Sift the material for lines containing "chart", and return them.

##############################

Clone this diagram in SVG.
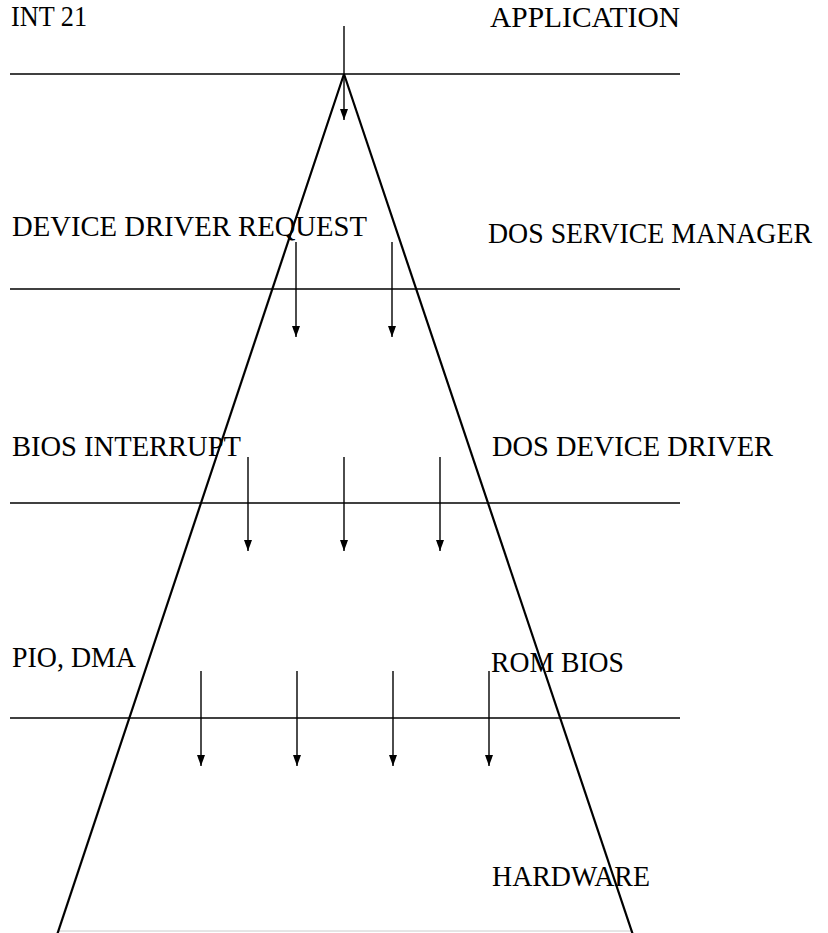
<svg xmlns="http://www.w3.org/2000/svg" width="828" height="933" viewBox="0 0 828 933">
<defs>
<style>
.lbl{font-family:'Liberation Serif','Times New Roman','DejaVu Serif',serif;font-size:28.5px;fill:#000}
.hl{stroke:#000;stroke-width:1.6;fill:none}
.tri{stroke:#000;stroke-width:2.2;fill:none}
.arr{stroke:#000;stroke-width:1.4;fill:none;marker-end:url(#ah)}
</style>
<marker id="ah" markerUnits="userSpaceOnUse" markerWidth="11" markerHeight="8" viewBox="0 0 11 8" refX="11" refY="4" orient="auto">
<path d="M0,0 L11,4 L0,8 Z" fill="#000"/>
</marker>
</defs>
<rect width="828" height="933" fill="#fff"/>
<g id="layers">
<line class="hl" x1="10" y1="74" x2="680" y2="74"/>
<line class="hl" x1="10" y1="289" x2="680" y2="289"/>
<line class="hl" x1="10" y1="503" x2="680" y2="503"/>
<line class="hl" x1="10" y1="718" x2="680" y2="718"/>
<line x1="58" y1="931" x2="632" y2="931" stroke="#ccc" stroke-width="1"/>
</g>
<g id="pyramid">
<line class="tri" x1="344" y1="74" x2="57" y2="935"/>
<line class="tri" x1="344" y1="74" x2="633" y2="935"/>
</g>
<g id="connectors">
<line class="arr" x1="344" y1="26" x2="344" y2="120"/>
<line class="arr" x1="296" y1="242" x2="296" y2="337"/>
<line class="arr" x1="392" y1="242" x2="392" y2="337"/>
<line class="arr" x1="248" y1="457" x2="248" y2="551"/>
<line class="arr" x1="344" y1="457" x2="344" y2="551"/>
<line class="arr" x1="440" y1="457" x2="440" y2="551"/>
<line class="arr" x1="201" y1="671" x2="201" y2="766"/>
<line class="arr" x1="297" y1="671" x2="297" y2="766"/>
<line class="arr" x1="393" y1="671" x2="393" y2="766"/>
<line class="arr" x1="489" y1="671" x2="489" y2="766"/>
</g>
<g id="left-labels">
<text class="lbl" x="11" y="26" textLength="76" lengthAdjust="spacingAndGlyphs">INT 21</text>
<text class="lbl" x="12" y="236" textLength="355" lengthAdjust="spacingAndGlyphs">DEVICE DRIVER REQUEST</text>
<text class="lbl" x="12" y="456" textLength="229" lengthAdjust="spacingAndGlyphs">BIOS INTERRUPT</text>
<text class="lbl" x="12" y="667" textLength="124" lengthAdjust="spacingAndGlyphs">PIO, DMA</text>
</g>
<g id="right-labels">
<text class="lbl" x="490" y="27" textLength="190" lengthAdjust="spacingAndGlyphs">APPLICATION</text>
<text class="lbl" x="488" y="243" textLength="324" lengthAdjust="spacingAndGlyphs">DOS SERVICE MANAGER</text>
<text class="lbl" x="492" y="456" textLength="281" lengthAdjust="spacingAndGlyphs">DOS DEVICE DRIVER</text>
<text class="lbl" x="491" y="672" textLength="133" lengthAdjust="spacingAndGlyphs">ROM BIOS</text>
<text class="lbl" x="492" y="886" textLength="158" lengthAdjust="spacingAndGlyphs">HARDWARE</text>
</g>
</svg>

##############################

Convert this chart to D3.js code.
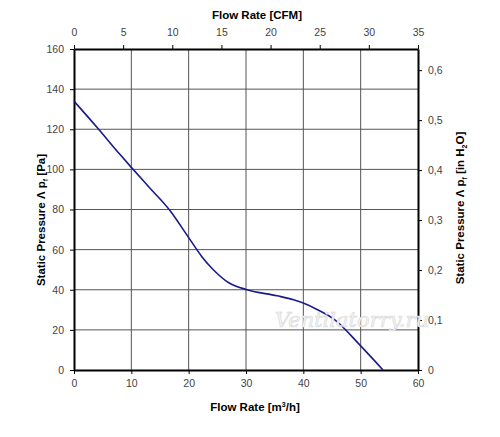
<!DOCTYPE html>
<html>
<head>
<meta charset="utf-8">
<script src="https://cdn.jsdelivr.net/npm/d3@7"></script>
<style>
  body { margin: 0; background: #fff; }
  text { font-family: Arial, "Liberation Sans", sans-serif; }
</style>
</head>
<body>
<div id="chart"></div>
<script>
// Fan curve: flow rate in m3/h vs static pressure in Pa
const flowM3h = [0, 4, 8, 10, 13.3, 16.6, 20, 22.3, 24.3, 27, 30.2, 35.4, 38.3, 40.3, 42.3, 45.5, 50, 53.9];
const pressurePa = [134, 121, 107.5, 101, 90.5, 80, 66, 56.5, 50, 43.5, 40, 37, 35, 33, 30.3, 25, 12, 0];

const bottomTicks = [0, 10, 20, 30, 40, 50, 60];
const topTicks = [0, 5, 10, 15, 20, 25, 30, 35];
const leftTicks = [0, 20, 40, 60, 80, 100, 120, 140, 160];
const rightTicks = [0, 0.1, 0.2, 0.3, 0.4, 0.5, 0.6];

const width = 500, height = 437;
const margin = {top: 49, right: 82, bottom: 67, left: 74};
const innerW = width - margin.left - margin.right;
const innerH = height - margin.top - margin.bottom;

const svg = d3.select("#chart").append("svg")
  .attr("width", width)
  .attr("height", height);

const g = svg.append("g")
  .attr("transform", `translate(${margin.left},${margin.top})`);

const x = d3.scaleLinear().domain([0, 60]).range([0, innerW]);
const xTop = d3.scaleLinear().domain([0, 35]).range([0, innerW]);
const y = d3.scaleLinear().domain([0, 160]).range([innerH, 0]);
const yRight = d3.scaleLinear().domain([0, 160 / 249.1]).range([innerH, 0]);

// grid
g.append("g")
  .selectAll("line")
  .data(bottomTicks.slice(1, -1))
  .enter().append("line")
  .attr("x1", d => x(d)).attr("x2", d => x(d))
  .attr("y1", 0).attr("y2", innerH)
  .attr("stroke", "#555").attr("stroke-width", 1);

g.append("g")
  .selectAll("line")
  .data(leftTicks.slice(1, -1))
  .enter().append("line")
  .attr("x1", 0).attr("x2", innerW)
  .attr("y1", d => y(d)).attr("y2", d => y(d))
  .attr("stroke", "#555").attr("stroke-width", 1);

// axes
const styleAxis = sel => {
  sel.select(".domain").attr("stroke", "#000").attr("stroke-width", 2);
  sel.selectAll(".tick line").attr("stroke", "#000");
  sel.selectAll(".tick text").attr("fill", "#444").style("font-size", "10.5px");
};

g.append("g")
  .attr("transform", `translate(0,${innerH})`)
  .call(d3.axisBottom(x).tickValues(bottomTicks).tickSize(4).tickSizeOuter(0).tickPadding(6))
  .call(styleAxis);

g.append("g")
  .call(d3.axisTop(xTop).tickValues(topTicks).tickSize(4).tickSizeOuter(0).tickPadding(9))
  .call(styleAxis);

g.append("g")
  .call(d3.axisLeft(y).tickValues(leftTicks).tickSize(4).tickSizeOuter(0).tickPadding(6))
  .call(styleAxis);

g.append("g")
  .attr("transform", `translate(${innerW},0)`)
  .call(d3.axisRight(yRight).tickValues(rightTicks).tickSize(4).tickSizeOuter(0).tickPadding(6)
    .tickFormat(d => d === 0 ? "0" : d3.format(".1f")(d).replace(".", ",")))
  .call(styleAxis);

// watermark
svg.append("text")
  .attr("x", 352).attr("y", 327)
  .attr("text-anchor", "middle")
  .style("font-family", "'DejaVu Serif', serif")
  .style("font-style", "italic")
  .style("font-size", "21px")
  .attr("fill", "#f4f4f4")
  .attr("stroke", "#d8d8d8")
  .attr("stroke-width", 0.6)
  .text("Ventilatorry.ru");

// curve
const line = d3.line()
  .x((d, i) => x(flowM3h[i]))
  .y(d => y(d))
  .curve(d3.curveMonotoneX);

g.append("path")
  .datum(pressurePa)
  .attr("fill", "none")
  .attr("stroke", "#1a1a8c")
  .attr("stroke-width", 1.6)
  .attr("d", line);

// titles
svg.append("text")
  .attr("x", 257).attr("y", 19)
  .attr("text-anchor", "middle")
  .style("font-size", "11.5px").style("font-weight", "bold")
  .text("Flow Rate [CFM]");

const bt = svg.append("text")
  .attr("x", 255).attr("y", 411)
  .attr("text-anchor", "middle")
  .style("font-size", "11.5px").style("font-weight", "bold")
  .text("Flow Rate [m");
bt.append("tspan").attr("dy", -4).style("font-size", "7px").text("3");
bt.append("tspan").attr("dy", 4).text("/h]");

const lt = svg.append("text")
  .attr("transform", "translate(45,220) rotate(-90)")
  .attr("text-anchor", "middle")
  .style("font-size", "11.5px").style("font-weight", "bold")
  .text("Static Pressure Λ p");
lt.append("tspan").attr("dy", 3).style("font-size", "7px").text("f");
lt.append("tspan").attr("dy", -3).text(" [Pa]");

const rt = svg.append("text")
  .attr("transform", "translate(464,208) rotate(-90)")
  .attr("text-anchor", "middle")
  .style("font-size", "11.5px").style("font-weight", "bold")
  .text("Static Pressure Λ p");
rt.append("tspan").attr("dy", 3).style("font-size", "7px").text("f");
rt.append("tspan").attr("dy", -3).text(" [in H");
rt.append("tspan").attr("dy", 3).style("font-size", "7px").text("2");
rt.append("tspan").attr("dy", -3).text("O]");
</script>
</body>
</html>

##############################

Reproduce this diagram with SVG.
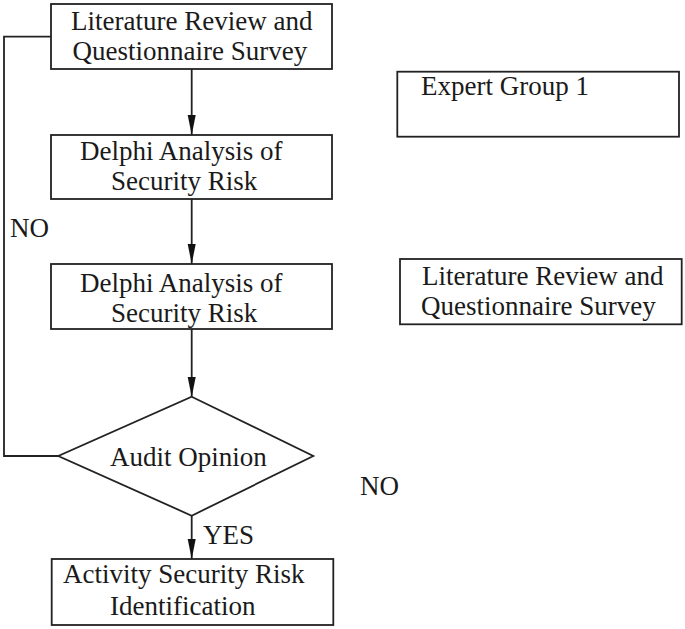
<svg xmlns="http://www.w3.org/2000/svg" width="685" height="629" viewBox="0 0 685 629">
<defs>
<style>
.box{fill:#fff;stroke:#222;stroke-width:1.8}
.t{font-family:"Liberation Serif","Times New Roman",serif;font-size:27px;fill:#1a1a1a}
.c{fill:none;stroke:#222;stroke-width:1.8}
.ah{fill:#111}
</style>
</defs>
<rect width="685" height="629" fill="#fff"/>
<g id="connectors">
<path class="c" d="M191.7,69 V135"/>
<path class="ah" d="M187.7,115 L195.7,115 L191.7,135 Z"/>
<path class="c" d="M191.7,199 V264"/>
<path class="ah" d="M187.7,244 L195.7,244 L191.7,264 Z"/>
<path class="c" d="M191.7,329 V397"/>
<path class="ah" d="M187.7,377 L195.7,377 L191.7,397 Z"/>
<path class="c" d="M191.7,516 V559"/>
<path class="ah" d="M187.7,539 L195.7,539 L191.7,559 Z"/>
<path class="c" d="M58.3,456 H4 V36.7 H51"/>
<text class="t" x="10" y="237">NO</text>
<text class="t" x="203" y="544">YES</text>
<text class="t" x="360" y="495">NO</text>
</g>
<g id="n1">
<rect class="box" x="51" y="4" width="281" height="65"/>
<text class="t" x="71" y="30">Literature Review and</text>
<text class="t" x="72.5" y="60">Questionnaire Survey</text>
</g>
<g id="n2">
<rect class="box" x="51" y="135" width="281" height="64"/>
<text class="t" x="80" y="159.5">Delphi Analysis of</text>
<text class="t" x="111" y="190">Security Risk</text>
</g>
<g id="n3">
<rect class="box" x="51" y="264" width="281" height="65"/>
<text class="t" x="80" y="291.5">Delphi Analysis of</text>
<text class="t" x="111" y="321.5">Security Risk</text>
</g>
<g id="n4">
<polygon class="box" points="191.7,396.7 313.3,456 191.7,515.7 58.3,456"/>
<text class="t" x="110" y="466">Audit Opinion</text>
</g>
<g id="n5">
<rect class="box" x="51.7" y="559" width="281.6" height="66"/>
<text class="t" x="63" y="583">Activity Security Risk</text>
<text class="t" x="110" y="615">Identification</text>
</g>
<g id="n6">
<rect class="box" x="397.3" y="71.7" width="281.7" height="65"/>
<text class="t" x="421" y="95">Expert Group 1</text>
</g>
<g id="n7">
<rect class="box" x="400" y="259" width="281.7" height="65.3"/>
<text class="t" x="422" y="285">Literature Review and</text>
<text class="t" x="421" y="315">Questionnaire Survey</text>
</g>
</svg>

##############################

Task answer.
Convert this chart to D3.js code.
<div id="chart"></div>
const svg = d3.select("#chart").append("svg")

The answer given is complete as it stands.